Mr Legrain is right on two big points: migration cannot be stopped; and it can indeed bring benefits to almost everyone. But it also poses a bigger challenge than he admits. The answer, I believe, is twofold: controlling the borders, however imperfectly; and, still more, insisting on the core values of the host society. The results will be imperfect. But the alternatives of either complete freedom of movement or a fortress are both impossible. What we are left with is the ancient art of compromise.

Posted 22 Dec 2006 in Blog
  1. Per Kurowski says:

    Should we let the market really work on the migration flows?
    Sir, I subscribe almost entirely to Martin Wolf’s “Why immigration policy must be a compromise”, December 22, and the almost is there as I find it hard to understand how his view “that work permits should be auctioned” to the best bidder is related to a “compromise”. Will the one offering the most for the work permit be the best worker or is he just the one needing or capable of paying the most for a shelter?
    If Wolf really believes that the market mechanism should be used to optimize migration flows then anyone wanting to move out of his country should also have the right to sell his “place” in the market.

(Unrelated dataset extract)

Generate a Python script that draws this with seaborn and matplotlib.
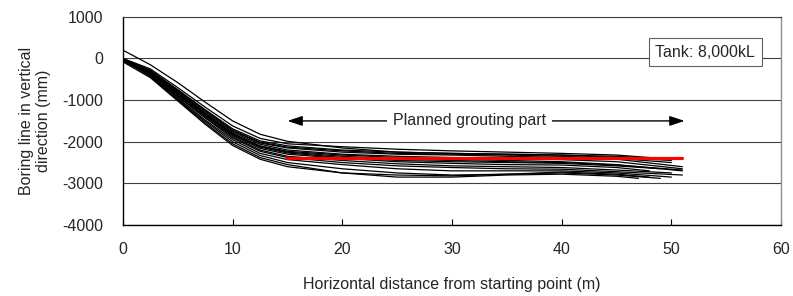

We could thereby create some real incentives for people to sell an expensive UK residence right and buying themselves a dirt-cheap Tanzania one, with view of making a huge capital gain when this last poor country gets developed.
    In the debate on immigration we must never forget that no matter how much we take shelter behind reinforced borders, at the end of the day, we are all still living, ever more cramped, on the very small planet earth.